STATED PROBLEM
Copy out each line exactly; pictures stay out of the copy.

INFORMATION SHOWN
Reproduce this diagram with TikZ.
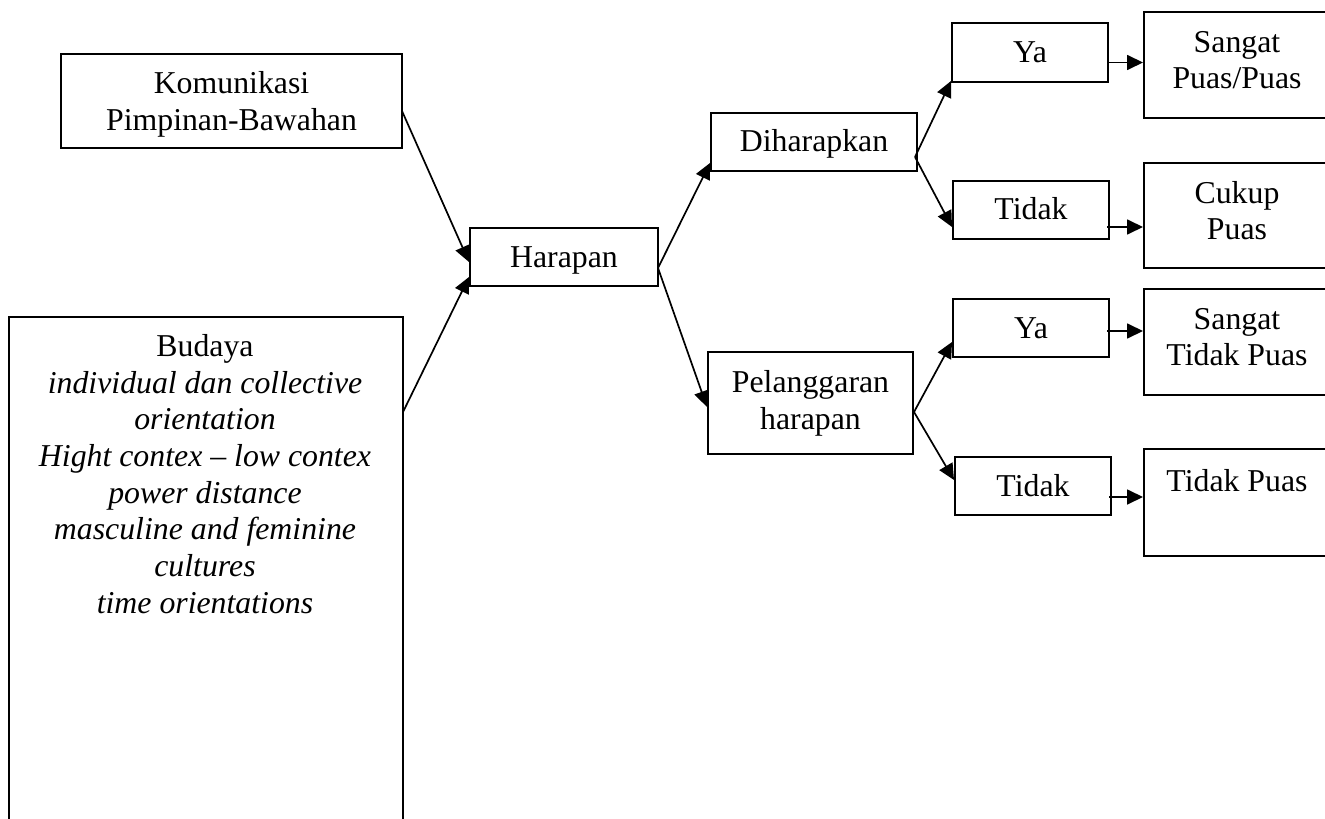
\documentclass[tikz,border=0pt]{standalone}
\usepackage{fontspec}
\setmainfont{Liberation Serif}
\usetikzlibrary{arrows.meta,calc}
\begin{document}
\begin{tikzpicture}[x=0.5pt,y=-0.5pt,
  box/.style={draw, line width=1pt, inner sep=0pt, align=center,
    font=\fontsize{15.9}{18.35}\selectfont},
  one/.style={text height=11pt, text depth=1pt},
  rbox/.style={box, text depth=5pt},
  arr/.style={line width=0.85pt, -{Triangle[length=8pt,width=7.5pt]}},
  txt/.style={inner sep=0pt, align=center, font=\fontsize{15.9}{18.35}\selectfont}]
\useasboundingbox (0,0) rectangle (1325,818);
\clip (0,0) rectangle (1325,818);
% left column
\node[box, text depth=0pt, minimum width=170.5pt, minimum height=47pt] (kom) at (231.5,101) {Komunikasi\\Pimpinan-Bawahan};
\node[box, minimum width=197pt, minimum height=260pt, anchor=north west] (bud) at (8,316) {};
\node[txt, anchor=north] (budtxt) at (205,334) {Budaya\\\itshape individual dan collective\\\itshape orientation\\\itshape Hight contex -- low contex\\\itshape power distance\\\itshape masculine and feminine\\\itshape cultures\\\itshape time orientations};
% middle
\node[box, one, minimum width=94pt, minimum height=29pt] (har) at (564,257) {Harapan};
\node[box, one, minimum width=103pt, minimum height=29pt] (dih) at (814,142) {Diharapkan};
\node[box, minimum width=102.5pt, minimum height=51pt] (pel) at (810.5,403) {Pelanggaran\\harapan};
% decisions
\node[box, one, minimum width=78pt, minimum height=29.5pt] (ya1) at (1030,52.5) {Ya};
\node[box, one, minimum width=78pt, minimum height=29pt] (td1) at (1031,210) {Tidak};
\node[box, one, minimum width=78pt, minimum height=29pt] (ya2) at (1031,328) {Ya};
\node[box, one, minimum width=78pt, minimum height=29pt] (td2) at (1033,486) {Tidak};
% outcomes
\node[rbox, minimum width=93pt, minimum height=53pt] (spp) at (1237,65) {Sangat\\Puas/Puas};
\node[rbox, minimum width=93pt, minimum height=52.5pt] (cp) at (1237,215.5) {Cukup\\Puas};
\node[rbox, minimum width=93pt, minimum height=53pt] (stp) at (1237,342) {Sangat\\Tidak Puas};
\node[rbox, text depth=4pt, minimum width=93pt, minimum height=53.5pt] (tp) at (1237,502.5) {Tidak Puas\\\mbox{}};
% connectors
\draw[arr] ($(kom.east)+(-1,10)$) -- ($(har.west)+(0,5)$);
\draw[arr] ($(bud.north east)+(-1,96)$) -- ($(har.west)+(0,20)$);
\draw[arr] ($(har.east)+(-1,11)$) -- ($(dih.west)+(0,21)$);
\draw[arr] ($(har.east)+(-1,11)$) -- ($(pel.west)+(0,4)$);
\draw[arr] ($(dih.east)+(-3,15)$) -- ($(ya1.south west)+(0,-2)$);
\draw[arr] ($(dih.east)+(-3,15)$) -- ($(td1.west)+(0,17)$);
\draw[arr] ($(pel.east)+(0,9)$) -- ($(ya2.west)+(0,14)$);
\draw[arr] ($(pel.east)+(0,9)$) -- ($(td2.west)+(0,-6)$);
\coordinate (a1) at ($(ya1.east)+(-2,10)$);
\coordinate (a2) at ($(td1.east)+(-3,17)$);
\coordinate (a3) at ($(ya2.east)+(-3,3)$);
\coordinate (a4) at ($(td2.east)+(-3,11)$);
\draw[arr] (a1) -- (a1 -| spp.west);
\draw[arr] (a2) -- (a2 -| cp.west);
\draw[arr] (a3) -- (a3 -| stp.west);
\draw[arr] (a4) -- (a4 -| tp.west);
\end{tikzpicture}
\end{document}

REPLY
Reproduce this diagram with TikZ.
\documentclass[tikz,border=0pt]{standalone}
\usepackage{fontspec}
\setmainfont{Liberation Serif}
\usetikzlibrary{arrows.meta,calc}
\begin{document}
\begin{tikzpicture}[x=0.5pt,y=-0.5pt,
  box/.style={draw, line width=1pt, inner sep=0pt, align=center,
    font=\fontsize{15.9}{18.35}\selectfont},
  one/.style={text height=11pt, text depth=1pt},
  rbox/.style={box, text depth=5pt},
  arr/.style={line width=0.85pt, -{Triangle[length=8pt,width=7.5pt]}},
  txt/.style={inner sep=0pt, align=center, font=\fontsize{15.9}{18.35}\selectfont}]
\useasboundingbox (0,0) rectangle (1325,818);
\clip (0,0) rectangle (1325,818);
% left column
\node[box, text depth=0pt, minimum width=170.5pt, minimum height=47pt] (kom) at (231.5,101) {Komunikasi\\Pimpinan-Bawahan};
\node[box, minimum width=197pt, minimum height=260pt, anchor=north west] (bud) at (8,316) {};
\node[txt, anchor=north] (budtxt) at (205,334) {Budaya\\\itshape individual dan collective\\\itshape orientation\\\itshape Hight contex -- low contex\\\itshape power distance\\\itshape masculine and feminine\\\itshape cultures\\\itshape time orientations};
% middle
\node[box, one, minimum width=94pt, minimum height=29pt] (har) at (564,257) {Harapan};
\node[box, one, minimum width=103pt, minimum height=29pt] (dih) at (814,142) {Diharapkan};
\node[box, minimum width=102.5pt, minimum height=51pt] (pel) at (810.5,403) {Pelanggaran\\harapan};
% decisions
\node[box, one, minimum width=78pt, minimum height=29.5pt] (ya1) at (1030,52.5) {Ya};
\node[box, one, minimum width=78pt, minimum height=29pt] (td1) at (1031,210) {Tidak};
\node[box, one, minimum width=78pt, minimum height=29pt] (ya2) at (1031,328) {Ya};
\node[box, one, minimum width=78pt, minimum height=29pt] (td2) at (1033,486) {Tidak};
% outcomes
\node[rbox, minimum width=93pt, minimum height=53pt] (spp) at (1237,65) {Sangat\\Puas/Puas};
\node[rbox, minimum width=93pt, minimum height=52.5pt] (cp) at (1237,215.5) {Cukup\\Puas};
\node[rbox, minimum width=93pt, minimum height=53pt] (stp) at (1237,342) {Sangat\\Tidak Puas};
\node[rbox, text depth=4pt, minimum width=93pt, minimum height=53.5pt] (tp) at (1237,502.5) {Tidak Puas\\\mbox{}};
% connectors
\draw[arr] ($(kom.east)+(-1,10)$) -- ($(har.west)+(0,5)$);
\draw[arr] ($(bud.north east)+(-1,96)$) -- ($(har.west)+(0,20)$);
\draw[arr] ($(har.east)+(-1,11)$) -- ($(dih.west)+(0,21)$);
\draw[arr] ($(har.east)+(-1,11)$) -- ($(pel.west)+(0,4)$);
\draw[arr] ($(dih.east)+(-3,15)$) -- ($(ya1.south west)+(0,-2)$);
\draw[arr] ($(dih.east)+(-3,15)$) -- ($(td1.west)+(0,17)$);
\draw[arr] ($(pel.east)+(0,9)$) -- ($(ya2.west)+(0,14)$);
\draw[arr] ($(pel.east)+(0,9)$) -- ($(td2.west)+(0,-6)$);
\coordinate (a1) at ($(ya1.east)+(-2,10)$);
\coordinate (a2) at ($(td1.east)+(-3,17)$);
\coordinate (a3) at ($(ya2.east)+(-3,3)$);
\coordinate (a4) at ($(td2.east)+(-3,11)$);
\draw[arr] (a1) -- (a1 -| spp.west);
\draw[arr] (a2) -- (a2 -| cp.west);
\draw[arr] (a3) -- (a3 -| stp.west);
\draw[arr] (a4) -- (a4 -| tp.west);
\end{tikzpicture}
\end{document}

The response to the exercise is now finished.